5. Incident Response Phases

Phase 1: Preparation

Objective: Ensure the organization is ready to respond to incidents.

  • Maintain this incident response plan and review at least annually
  • Conduct security awareness training for all employees
  • Deploy and maintain security monitoring tools (SIEM, EDR, IDS/IPS)
  • Establish and test backup and recovery procedures
  • Maintain incident response toolkit and forensic tools
  • Conduct tabletop exercises at least annually
  • Maintain current contact lists and escalation procedures
  • Review and test communication channels (out-of-band if primary is compromised)
  • Ensure legal review of notification obligations
  • Maintain cyber insurance policy and understand coverage

Phase 2: Identification

Objective: Detect, validate, and classify the incident.

Detection Sources:

  • Security Information and Event Management (SIEM) alerts
  • Endpoint Detection and Response (EDR) alerts
  • Intrusion Detection/Prevention System (IDS/IPS) alerts
  • User reports (phishing, suspicious activity)
  • Third-party notifications (vendors, partners, law enforcement)
  • Threat intelligence feeds
  • External vulnerability scanning

Initial Triage Checklist:

  • Date and time of detection
  • Source of detection (who/what identified it)
  • Description of the event
  • Systems, networks, and data affected
  • Current status (ongoing, contained, resolved)
  • Initial severity classification
  • Assign incident tracking number
  • Begin incident log documentation
  • Notify IR Lead if severity warrants

Phase 3: Containment

Objective: Limit the scope and impact of the incident.

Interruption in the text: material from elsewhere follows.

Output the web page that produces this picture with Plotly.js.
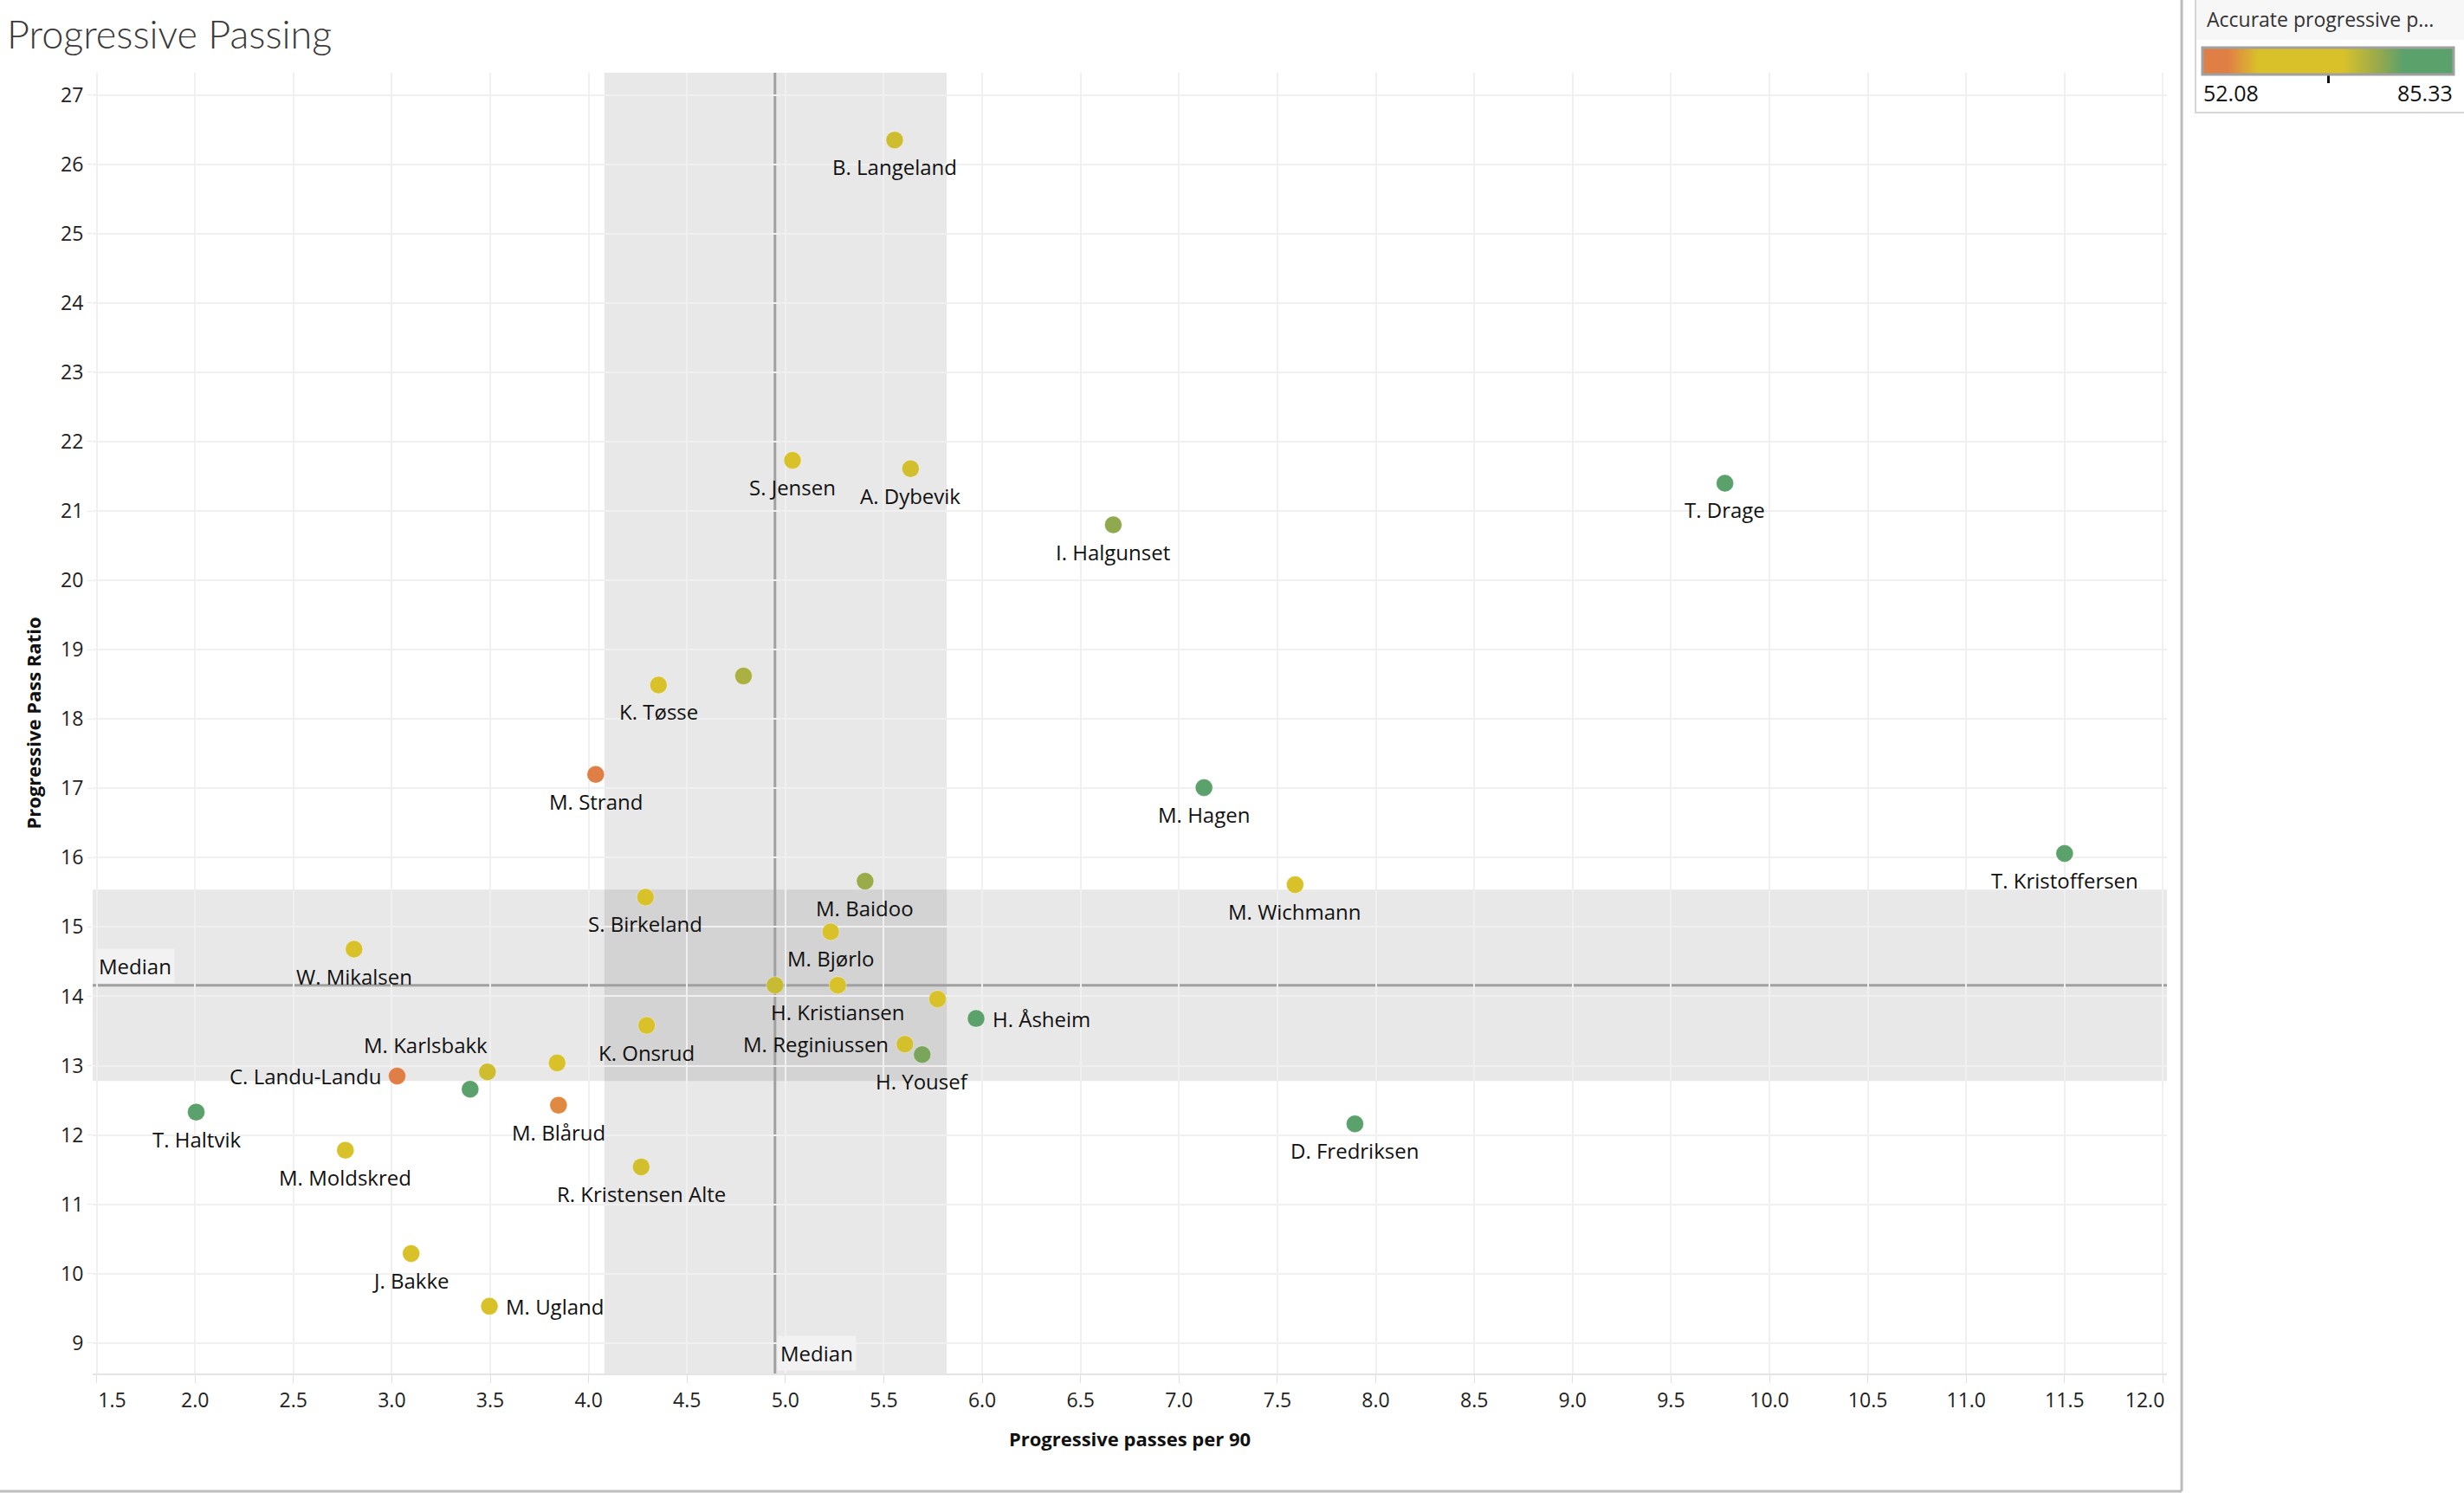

Short-Term Containment (immediate actions):

  • Isolate affected systems from the network (do NOT power off if forensics needed)
  • Block malicious IPs, domains, or email addresses
  • Disable compromised user accounts
  • Change credentials for affected accounts
  • Preserve evidence (memory dumps, disk images, logs)
  • Activate out-of-band communications if primary channels compromised
  • Document all containment actions taken

Long-Term Containment (temporary fixes):

  • Apply temporary security controls
  • Implement network segmentation changes
  • Set up enhanced monitoring of affected areas
  • Coordinate with third-party providers as needed
  • Brief management on containment status

Phase 4: Eradication

Objective: Remove the threat and close the attack vector.

  • Identify root cause and attack vector
  • Remove malware from all affected systems
  • Close exploited vulnerabilities (patch, configuration change)
  • Reset all potentially compromised credentials
  • Review and update firewall/IDS rules
  • Scan all systems for additional compromise (lateral movement)
  • Verify eradication through re-scanning and monitoring
  • Document eradication activities

Phase 5: Recovery

Objective: Restore systems to normal operations securely.

  • Develop a recovery plan with prioritized system restoration order
  • Restore systems from known-good backups (verify backup integrity)
  • Rebuild compromised systems from clean images if necessary
  • Re-enable disabled services and accounts
  • Implement enhanced monitoring during recovery period
  • Validate system functionality and data integrity
  • Confirm with system owners that operations are restored
  • Monitor for signs of re-compromise for at least 30 days
  • Document recovery activities and timeline

Phase 6: Lessons Learned

Objective: Improve future incident response capabilities.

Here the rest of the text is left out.